[Records]
================================

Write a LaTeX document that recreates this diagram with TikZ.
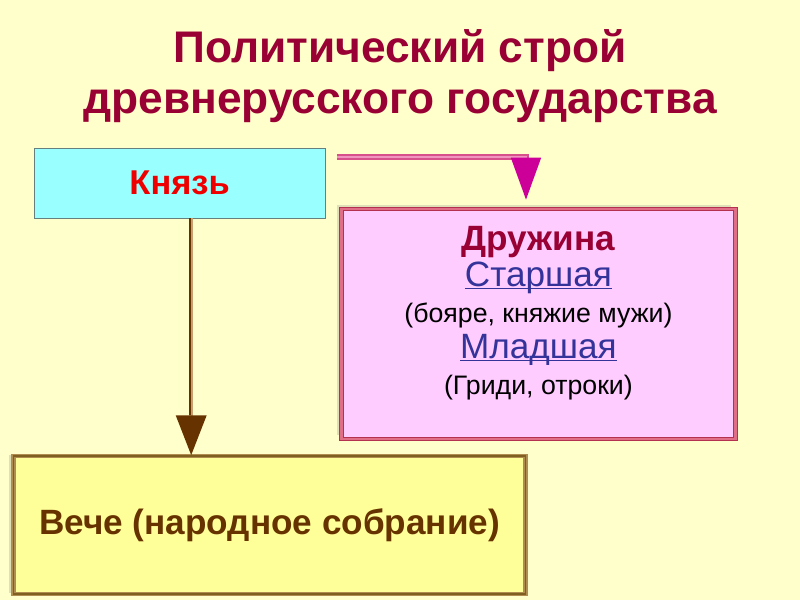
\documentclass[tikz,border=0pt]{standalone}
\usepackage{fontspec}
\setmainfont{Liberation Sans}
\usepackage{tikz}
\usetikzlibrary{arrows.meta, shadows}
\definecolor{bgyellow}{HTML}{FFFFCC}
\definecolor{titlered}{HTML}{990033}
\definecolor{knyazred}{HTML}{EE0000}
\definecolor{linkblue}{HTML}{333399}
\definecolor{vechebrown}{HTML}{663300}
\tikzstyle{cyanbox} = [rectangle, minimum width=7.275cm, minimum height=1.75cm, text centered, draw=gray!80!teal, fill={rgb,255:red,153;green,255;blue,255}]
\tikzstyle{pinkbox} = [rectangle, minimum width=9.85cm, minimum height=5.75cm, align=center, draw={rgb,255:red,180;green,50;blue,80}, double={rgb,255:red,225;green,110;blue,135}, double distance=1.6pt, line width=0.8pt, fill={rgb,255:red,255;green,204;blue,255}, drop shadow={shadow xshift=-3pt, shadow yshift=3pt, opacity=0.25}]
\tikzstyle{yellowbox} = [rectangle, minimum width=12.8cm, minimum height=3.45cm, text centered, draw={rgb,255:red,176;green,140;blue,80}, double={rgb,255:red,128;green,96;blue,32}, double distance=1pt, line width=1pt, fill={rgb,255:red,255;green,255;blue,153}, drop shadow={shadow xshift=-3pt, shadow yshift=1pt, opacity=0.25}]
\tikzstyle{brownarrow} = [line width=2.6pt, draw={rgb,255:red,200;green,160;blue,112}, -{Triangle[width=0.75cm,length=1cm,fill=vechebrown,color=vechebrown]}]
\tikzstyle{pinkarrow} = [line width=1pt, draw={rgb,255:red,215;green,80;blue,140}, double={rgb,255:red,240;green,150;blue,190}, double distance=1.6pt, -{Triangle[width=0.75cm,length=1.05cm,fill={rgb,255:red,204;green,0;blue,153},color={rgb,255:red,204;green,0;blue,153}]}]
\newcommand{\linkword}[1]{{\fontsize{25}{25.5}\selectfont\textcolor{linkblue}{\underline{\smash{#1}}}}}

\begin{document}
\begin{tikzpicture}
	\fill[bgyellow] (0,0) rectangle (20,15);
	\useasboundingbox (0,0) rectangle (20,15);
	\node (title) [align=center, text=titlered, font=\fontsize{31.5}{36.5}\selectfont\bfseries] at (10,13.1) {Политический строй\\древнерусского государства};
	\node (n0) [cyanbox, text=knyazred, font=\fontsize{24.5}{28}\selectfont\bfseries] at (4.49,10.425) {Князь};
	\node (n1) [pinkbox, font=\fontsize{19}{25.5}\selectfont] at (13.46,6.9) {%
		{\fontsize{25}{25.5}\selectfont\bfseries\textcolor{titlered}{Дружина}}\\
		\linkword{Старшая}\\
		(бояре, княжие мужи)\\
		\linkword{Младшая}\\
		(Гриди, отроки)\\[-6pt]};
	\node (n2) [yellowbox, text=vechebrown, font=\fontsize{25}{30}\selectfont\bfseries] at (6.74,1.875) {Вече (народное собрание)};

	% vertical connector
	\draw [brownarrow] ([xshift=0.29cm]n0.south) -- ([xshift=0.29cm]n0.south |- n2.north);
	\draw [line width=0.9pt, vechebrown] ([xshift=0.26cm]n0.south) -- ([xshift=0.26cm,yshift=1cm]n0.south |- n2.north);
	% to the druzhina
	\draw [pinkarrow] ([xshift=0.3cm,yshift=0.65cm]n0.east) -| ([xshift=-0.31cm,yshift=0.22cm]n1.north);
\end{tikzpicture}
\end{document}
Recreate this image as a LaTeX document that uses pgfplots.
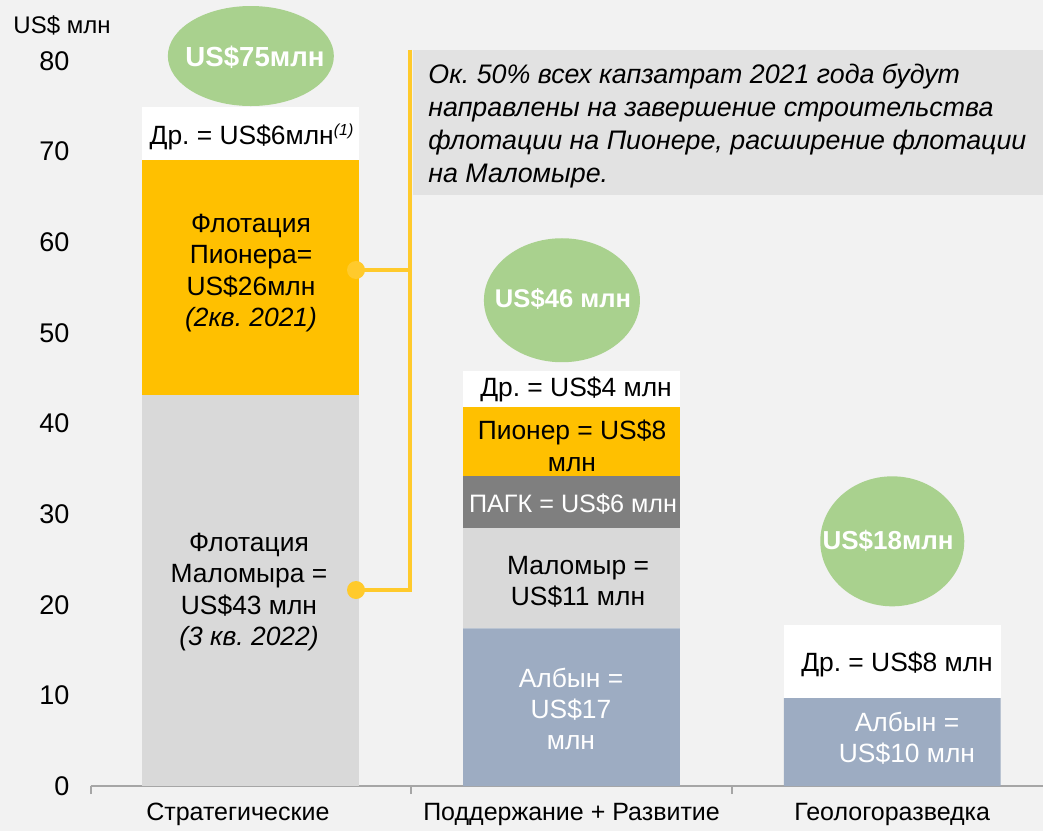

================================

Problem to solve: Which lines above hold the word "this"? Copy each of them.

Task result:
Write a LaTeX document that recreates this diagram with TikZ.
Recreate this image as a LaTeX document that uses pgfplots.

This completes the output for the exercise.